It was worse than I expected, and my expectations were low going in–given other presentations of his. Part of the problem is that to a great extent he seems to inhabit a Catholic bubble. He's a cradle Catholic. Apparently, he was raised in a traditionally Catholic state (Louisiana). He got a doctorate from Notre Dame. He's taught at a number of Catholic institutions.  And he's a popular speaker at Catholic powwows. 

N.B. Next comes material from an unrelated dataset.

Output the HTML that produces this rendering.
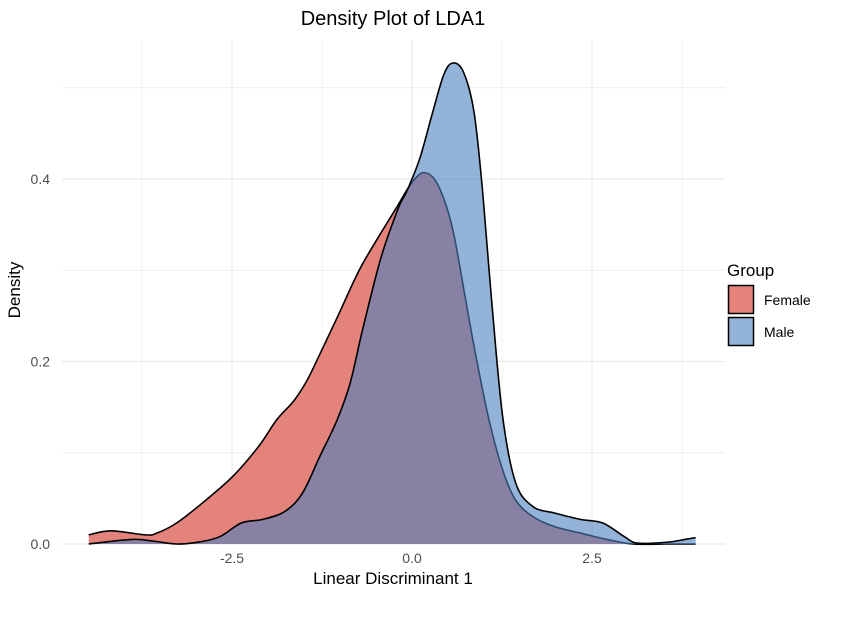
<!DOCTYPE html>
<html><head><meta charset="utf-8"><style>
body{margin:0;background:#fff;}
svg{display:block;font-family:"Liberation Sans",sans-serif;}
</style></head><body>
<svg width="851" height="617" viewBox="0 0 851 617">
<g id="grid"></g>
<g id="series"></g>
<g id="axes"></g>
<text x="393" y="25" text-anchor="middle" font-size="20" fill="#000">Density Plot of LDA1</text>
<text x="393" y="584" text-anchor="middle" font-size="17" fill="#000">Linear Discriminant 1</text>
<text transform="translate(20,290) rotate(-90)" text-anchor="middle" font-size="17" fill="#000">Density</text>
<g>
<text x="727" y="276" font-size="17" fill="#000">Group</text>
<g>
<rect x="728.5" y="285.5" width="25" height="28" fill="#E3837B" stroke="#000" stroke-width="1.5"/>
<text x="764" y="305" font-size="14" fill="#000">Female</text></g>
<g>
<rect x="728.5" y="317.5" width="25" height="28" fill="#93B3D8" stroke="#000" stroke-width="1.5"/>
<text x="764" y="337" font-size="14" fill="#000">Male</text></g>
</g>
</svg>
<script>
const xTicks=[-2.5,0,2.5];
const xTickLabels=["-2.5","0.0","2.5"];
const yTicks=[0,0.2,0.4];
const yTickLabels=["0.0","0.2","0.4"];
const femaleX=[-4.49,-4.18,-3.70,-3.54,-3.27,-2.91,-2.49,-2.13,-1.88,-1.64,-1.46,-1.28,-1.04,-0.74,-0.50,-0.22,-0.07,0.05,0.17,0.32,0.47,0.59,0.74,0.89,1.07,1.26,1.44,1.68,1.98,2.34,2.71,3.07,3.55,3.94];
const femaleY=[0.010,0.0145,0.010,0.012,0.023,0.045,0.074,0.107,0.136,0.157,0.179,0.208,0.248,0.299,0.332,0.368,0.388,0.401,0.407,0.399,0.372,0.336,0.270,0.205,0.136,0.081,0.048,0.030,0.019,0.012,0.005,0.0,0.0,0.0];
const maleX=[-4.49,-3.88,-3.58,-3.27,-2.97,-2.67,-2.37,-2.07,-1.76,-1.52,-1.28,-1.04,-0.86,-0.68,-0.43,-0.19,-0.07,0.11,0.29,0.44,0.56,0.71,0.86,0.98,1.11,1.26,1.44,1.68,1.98,2.34,2.65,2.95,3.13,3.55,3.79,3.94];
const maleY=[0.0,0.005,0.003,0.0,0.002,0.008,0.023,0.027,0.036,0.056,0.096,0.136,0.176,0.237,0.314,0.368,0.387,0.423,0.474,0.514,0.527,0.518,0.474,0.387,0.263,0.139,0.067,0.041,0.034,0.027,0.023,0.008,0.001,0.002,0.005,0.007];
const NS='http://www.w3.org/2000/svg';
const L=62,R=725,T=40,B=544;
function sx(v){return 412+v*72;}
function sy(v){return 544-v*912.5;}
function mk(t,a,p){const e=document.createElementNS(NS,t);for(const k in a)e.setAttribute(k,a[k]);p.appendChild(e);return e;}
const grid=document.getElementById('grid'),axes=document.getElementById('axes'),series=document.getElementById('series');
for(let v=-3.75;v<=3.76;v+=1.25){const major=Math.abs((v/2.5)-Math.round(v/2.5))<1e-6;
 const l=mk('line',{x1:sx(v),x2:sx(v),y1:T,y2:B,stroke:'#ebebeb','stroke-width':major?1.3:0.7},grid);
 
 }
for(let v=0;v<=0.51;v+=0.1){const major=Math.round(v*10)%2===0;
 const l=mk('line',{x1:L,x2:R,y1:sy(v),y2:sy(v),stroke:'#ebebeb','stroke-width':major?1.3:0.7},grid);
 
 }
xTicks.forEach((v,i)=>{const t=mk('text',{x:sx(v),y:563,'text-anchor':'middle','font-size':14,fill:'#4d4d4d'},axes);t.textContent=xTickLabels[i];
 
 });
yTicks.forEach((v,i)=>{const t=mk('text',{x:50,y:sy(v)+5,'text-anchor':'end','font-size':14,fill:'#4d4d4d'},axes);t.textContent=yTickLabels[i];
 
 });
function curve(xs,ys){const p=xs.map((x,i)=>[sx(x),sy(ys[i])]);let d='M'+p[0][0]+','+p[0][1];
 for(let i=0;i<p.length-1;i++){const p0=p[Math.max(0,i-1)],p1=p[i],p2=p[i+1],p3=p[Math.min(p.length-1,i+2)];
 const c1=[p1[0]+(p2[0]-p0[0])/6,p1[1]+(p2[1]-p0[1])/6],c2=[p2[0]-(p3[0]-p1[0])/6,p2[1]-(p3[1]-p1[1])/6];
 d+=' C'+c1[0]+','+c1[1]+' '+c2[0]+','+c2[1]+' '+p2[0]+','+p2[1];}return {d,p};}
function area(xs,ys,fill,op,name){const c=curve(xs,ys);const a=mk('path',{d:c.d+' L'+c.p[c.p.length-1][0]+','+sy(0)+' L'+c.p[0][0]+','+sy(0)+' Z',fill:fill,'fill-opacity':op,stroke:'none'},series);
 
 
 const l=mk('path',{d:c.d,fill:'none',stroke:'#000','stroke-width':1.6},series);
 
 }
area(femaleX,femaleY,'#E3837B',1,'female-density');
area(maleX,maleY,'rgb(75,128,190)',0.6,'male-density');
</script>
</body></html>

One of the dangers is that when you spend so much time around like-minded people, when you constantly speak to sympathetic audiences, it's easy to become slipshod. What if he spoke at a Southern Baptist seminary? Likewise, suppose he ran his arguments by a group of Orthodox rabbis. I imagine the reaction would be quite different than when he's addressing lay Catholics. For that matter, how many Catholic Bible scholars like John Meier, John J. Collins, Luke Timothy Johnson, the late Joseph Fitzmyer or Raymond Brown would take his typology seriously?  

Friday, August 23, 2019

Is the PVM a big deal?

Is the perpetual virginity of Mary (hereafter PVM) a big deal? A few considerations:

1. What's at stake

In itself, the PVM is not a deal-breaker for the Protestant faith, but it is a deal-breaker for the Catholic faith. If the PVM is true, that doesn't falsify the Protestant faith–but if the PVM is false, that falsifies the Catholic faith. It's dogma. If even one Catholic dogma is false, the Catholic faith is false. Protestants don't have the same stake in the issue that Catholics do. In principle, we can take it or leave it . 

2. Burden of proof

i) As a rule, we should avoid giving credence things without sufficient evidence. Gullibility is not a theological or epistemic virtue. As a practical matter, we can't avoid forming many beliefs without sufficient evidence, and that's frequently innocuous, but sometimes it's harmful. In addition, religious beliefs are more important than many mundane beliefs because there's more to gain if you're right and more to lose if you're wrong.  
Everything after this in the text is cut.